--- DATA EXCERPTS ---

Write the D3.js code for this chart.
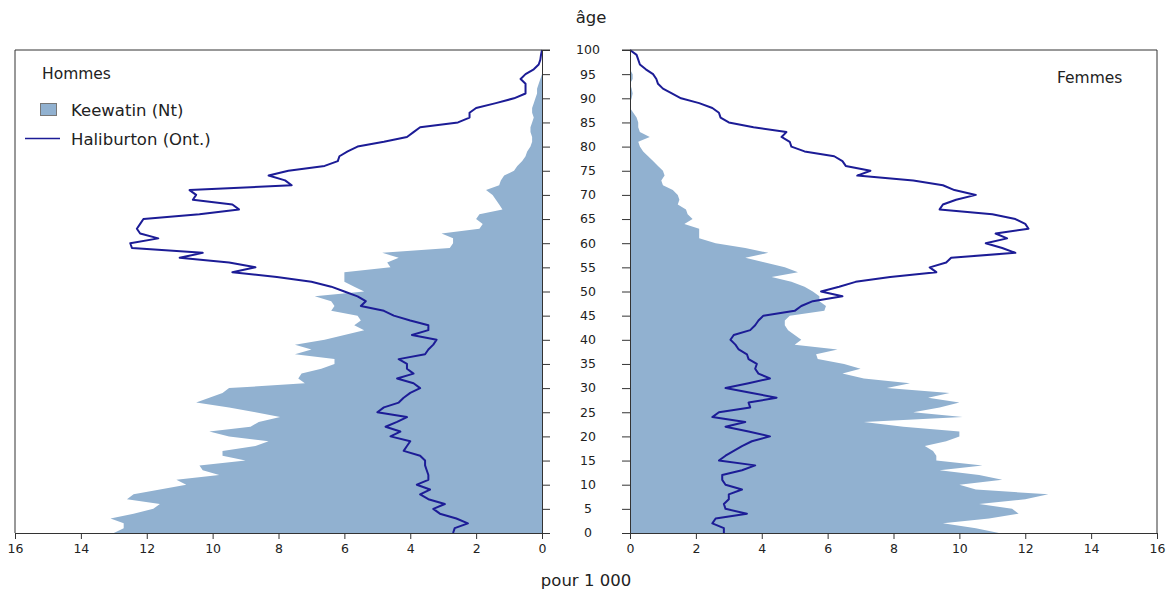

---
--- DATA EXCERPTS ---

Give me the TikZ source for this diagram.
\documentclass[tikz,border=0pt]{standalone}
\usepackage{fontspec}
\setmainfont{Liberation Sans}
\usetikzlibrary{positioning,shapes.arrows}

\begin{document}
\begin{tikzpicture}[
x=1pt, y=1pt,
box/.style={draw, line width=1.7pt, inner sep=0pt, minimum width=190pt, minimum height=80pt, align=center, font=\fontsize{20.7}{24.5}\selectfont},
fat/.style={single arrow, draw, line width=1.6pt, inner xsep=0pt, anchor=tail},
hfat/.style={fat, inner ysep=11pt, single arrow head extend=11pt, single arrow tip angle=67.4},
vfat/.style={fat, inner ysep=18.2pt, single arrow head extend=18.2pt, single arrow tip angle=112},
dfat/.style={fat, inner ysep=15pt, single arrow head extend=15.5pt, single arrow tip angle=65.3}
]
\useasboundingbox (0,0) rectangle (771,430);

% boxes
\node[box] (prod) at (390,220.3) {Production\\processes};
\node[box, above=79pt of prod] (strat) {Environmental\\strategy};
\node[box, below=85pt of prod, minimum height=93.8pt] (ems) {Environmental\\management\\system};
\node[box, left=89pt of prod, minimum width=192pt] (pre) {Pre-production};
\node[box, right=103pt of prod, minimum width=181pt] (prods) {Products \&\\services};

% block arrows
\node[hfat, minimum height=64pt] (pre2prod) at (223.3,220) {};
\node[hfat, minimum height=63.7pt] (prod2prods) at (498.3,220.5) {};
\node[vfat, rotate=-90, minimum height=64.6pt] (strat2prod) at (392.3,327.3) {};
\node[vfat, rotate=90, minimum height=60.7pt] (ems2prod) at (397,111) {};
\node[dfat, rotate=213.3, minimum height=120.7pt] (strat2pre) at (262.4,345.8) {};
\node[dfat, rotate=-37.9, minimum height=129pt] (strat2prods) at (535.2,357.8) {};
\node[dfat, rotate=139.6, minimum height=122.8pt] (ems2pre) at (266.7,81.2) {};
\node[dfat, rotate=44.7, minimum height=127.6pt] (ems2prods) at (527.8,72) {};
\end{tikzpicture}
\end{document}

---

**TO BE DONE**
Retype precisely, and only, the span of lines that opens at the line containing "Give me the TikZ source for this diagram." and closes at the line containing "prod, minimum width=181pt]", both inclusive.

**RIGHT ANSWER**
Give me the TikZ source for this diagram.
\documentclass[tikz,border=0pt]{standalone}
\usepackage{fontspec}
\setmainfont{Liberation Sans}
\usetikzlibrary{positioning,shapes.arrows}

\begin{document}
\begin{tikzpicture}[
x=1pt, y=1pt,
box/.style={draw, line width=1.7pt, inner sep=0pt, minimum width=190pt, minimum height=80pt, align=center, font=\fontsize{20.7}{24.5}\selectfont},
fat/.style={single arrow, draw, line width=1.6pt, inner xsep=0pt, anchor=tail},
hfat/.style={fat, inner ysep=11pt, single arrow head extend=11pt, single arrow tip angle=67.4},
vfat/.style={fat, inner ysep=18.2pt, single arrow head extend=18.2pt, single arrow tip angle=112},
dfat/.style={fat, inner ysep=15pt, single arrow head extend=15.5pt, single arrow tip angle=65.3}
]
\useasboundingbox (0,0) rectangle (771,430);

% boxes
\node[box] (prod) at (390,220.3) {Production\\processes};
\node[box, above=79pt of prod] (strat) {Environmental\\strategy};
\node[box, below=85pt of prod, minimum height=93.8pt] (ems) {Environmental\\management\\system};
\node[box, left=89pt of prod, minimum width=192pt] (pre) {Pre-production};
\node[box, right=103pt of prod, minimum width=181pt] (prods) {Products \&\\services};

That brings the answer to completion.